◆ **EXERCISE DIRECTIONS**: Only the lines from the top of the listing below to the line that has "const yTicks = [8000, 10000, 12000, 14000];" should be echoed, with both ends kept and pictures left out.

_ _ _ _

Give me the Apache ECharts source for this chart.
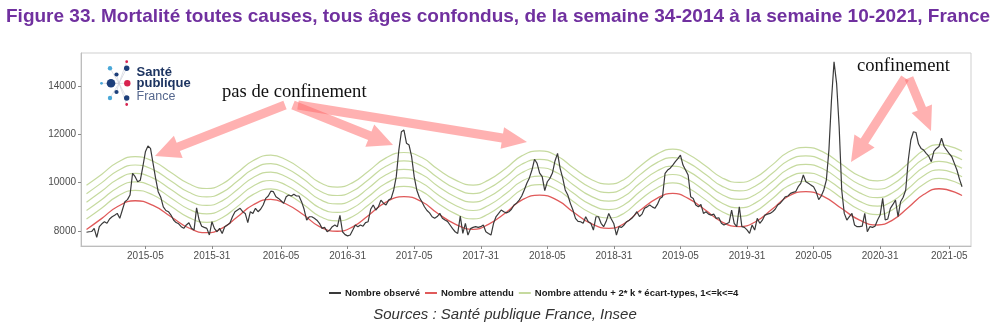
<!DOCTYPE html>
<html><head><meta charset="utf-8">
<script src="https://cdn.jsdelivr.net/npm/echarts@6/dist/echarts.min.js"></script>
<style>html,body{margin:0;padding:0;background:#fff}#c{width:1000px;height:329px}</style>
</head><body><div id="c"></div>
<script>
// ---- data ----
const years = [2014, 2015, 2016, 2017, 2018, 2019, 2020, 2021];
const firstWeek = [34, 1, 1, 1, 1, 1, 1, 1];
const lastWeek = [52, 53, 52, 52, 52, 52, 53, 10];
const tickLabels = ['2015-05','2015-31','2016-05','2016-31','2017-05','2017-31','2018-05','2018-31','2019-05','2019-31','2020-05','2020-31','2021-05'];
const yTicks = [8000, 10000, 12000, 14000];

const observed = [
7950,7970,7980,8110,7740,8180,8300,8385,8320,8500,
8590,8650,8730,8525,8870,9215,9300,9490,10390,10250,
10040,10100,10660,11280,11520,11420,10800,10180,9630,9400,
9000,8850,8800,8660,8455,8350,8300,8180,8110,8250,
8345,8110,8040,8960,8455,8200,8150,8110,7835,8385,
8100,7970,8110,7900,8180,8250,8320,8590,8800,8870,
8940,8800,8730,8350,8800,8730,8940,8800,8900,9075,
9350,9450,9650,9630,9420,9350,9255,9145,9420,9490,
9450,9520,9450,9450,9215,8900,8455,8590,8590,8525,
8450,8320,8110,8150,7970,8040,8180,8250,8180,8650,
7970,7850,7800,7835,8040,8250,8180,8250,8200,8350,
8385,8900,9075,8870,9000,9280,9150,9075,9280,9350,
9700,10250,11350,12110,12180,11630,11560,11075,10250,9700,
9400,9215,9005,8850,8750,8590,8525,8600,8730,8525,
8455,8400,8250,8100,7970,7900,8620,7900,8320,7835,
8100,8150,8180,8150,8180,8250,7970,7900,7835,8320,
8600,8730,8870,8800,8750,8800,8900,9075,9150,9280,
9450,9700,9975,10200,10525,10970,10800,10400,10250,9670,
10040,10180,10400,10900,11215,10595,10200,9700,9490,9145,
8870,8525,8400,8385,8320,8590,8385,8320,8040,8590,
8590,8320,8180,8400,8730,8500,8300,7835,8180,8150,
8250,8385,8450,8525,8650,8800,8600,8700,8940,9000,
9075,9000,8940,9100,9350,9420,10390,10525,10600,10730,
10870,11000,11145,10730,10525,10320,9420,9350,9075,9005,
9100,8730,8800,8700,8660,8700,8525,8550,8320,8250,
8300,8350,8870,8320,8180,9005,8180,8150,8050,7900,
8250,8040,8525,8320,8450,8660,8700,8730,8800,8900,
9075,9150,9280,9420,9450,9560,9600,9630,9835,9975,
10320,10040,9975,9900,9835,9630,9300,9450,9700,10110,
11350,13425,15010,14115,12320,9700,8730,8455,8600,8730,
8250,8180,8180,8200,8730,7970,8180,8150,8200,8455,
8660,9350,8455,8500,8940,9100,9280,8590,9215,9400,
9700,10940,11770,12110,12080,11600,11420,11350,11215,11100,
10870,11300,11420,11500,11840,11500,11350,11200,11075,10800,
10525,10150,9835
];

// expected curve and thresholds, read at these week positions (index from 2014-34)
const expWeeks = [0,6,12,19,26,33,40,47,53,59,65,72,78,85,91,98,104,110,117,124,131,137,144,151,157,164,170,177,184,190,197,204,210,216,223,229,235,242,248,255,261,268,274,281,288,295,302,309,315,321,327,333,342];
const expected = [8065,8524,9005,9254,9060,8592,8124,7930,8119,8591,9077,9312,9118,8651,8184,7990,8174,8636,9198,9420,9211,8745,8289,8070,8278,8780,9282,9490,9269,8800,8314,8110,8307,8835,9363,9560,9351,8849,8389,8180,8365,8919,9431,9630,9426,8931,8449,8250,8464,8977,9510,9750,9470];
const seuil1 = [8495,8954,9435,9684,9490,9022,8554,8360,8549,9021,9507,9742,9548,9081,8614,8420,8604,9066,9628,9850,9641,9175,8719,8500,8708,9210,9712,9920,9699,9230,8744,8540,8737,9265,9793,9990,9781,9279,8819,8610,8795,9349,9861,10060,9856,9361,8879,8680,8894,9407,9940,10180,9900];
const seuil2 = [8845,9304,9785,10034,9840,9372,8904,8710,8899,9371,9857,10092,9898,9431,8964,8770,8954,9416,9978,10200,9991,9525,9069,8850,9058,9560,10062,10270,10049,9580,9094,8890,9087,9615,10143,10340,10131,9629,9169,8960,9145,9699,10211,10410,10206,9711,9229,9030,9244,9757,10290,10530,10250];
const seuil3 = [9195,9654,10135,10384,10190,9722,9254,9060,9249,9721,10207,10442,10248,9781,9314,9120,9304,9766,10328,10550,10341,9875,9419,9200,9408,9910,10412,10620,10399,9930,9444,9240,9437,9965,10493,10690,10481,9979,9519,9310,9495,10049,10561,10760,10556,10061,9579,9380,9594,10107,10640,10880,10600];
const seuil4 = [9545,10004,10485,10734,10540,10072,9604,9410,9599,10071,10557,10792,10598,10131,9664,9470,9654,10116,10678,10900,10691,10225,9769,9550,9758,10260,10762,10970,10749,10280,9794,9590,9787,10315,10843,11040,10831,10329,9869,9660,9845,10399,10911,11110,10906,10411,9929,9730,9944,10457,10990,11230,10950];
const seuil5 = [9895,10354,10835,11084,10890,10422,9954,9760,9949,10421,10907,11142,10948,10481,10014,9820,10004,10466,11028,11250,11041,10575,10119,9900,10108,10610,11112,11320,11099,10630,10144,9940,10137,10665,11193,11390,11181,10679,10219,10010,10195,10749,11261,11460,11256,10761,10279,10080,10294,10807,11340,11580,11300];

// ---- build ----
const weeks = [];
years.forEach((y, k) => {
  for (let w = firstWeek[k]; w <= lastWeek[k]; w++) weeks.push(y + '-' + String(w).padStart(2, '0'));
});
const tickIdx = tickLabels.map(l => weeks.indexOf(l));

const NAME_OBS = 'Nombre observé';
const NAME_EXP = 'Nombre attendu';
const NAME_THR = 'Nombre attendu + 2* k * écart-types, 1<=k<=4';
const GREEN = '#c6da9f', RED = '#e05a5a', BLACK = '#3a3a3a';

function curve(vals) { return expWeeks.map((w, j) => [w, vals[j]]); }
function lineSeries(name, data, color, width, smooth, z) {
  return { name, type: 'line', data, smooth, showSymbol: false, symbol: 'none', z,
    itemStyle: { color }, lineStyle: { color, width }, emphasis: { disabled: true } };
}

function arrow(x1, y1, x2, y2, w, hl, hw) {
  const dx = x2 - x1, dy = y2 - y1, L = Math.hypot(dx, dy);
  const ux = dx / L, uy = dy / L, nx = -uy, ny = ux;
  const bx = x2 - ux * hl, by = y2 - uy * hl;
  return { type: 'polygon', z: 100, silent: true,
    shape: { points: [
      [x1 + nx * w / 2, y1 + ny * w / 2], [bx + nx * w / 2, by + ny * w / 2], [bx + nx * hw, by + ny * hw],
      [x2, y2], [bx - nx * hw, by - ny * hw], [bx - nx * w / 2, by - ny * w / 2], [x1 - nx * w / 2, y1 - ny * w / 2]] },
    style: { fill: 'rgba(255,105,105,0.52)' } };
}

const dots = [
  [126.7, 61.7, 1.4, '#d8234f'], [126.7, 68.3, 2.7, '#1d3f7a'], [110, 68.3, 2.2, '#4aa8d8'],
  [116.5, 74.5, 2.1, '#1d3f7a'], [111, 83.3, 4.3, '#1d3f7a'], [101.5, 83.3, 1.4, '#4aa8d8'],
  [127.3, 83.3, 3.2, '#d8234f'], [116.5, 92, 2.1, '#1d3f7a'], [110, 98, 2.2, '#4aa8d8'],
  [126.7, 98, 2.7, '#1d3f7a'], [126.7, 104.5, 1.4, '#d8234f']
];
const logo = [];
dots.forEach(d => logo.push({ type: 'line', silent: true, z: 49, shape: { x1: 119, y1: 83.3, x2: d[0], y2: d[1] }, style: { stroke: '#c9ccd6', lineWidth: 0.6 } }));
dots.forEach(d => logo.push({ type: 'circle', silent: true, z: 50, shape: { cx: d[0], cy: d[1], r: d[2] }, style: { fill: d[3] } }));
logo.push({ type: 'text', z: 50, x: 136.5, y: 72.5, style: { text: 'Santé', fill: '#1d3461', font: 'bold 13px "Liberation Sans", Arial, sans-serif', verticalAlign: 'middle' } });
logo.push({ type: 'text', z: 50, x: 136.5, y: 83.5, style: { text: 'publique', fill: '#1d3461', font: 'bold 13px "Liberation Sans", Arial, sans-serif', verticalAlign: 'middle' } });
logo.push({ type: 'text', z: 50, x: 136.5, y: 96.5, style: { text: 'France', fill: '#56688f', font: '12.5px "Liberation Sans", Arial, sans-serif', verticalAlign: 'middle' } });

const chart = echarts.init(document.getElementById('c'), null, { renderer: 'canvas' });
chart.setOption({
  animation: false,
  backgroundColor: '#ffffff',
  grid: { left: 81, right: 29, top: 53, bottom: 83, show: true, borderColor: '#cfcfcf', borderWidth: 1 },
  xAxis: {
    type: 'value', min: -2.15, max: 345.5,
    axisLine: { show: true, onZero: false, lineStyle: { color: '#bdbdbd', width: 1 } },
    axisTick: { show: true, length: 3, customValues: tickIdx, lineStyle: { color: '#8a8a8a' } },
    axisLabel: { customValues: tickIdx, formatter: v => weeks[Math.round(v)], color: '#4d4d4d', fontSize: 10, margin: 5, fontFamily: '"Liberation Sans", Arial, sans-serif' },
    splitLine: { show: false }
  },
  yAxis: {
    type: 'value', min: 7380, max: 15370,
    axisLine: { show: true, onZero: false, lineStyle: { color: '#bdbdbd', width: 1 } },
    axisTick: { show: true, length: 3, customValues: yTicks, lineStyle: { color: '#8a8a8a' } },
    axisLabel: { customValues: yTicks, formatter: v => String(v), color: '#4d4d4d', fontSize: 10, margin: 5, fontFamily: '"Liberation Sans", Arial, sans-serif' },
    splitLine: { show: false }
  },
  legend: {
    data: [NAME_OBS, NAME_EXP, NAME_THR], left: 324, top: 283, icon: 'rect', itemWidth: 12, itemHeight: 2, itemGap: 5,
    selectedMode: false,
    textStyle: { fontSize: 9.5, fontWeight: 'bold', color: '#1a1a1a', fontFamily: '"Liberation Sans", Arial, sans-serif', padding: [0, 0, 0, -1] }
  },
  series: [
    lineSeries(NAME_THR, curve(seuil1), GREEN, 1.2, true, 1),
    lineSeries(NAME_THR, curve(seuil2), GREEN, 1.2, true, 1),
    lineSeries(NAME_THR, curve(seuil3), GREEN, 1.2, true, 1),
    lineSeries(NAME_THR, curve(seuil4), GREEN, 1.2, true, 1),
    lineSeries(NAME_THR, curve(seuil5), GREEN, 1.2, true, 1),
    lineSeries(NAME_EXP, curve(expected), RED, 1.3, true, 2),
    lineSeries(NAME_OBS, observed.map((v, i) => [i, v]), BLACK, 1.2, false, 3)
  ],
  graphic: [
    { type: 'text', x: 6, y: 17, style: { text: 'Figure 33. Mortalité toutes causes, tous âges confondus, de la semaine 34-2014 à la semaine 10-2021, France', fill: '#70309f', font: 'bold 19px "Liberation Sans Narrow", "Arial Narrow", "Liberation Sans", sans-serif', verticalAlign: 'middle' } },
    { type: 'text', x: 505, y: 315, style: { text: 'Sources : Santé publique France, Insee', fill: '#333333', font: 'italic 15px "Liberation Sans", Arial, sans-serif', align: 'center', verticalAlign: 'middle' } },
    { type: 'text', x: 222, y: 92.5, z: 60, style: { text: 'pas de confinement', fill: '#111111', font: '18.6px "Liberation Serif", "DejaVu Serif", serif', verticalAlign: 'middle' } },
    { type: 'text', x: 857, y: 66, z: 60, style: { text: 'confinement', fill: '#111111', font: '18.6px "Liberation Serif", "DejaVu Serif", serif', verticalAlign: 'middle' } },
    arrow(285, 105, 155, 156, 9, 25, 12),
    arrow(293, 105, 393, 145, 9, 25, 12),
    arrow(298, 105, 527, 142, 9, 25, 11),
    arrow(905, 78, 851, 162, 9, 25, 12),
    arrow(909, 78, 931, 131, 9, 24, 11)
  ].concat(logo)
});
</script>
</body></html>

_ _ _ _

◆ **RESULT**:
Give me the Apache ECharts source for this chart.
<!DOCTYPE html>
<html><head><meta charset="utf-8">
<script src="https://cdn.jsdelivr.net/npm/echarts@6/dist/echarts.min.js"></script>
<style>html,body{margin:0;padding:0;background:#fff}#c{width:1000px;height:329px}</style>
</head><body><div id="c"></div>
<script>
// ---- data ----
const years = [2014, 2015, 2016, 2017, 2018, 2019, 2020, 2021];
const firstWeek = [34, 1, 1, 1, 1, 1, 1, 1];
const lastWeek = [52, 53, 52, 52, 52, 52, 53, 10];
const tickLabels = ['2015-05','2015-31','2016-05','2016-31','2017-05','2017-31','2018-05','2018-31','2019-05','2019-31','2020-05','2020-31','2021-05'];
const yTicks = [8000, 10000, 12000, 14000];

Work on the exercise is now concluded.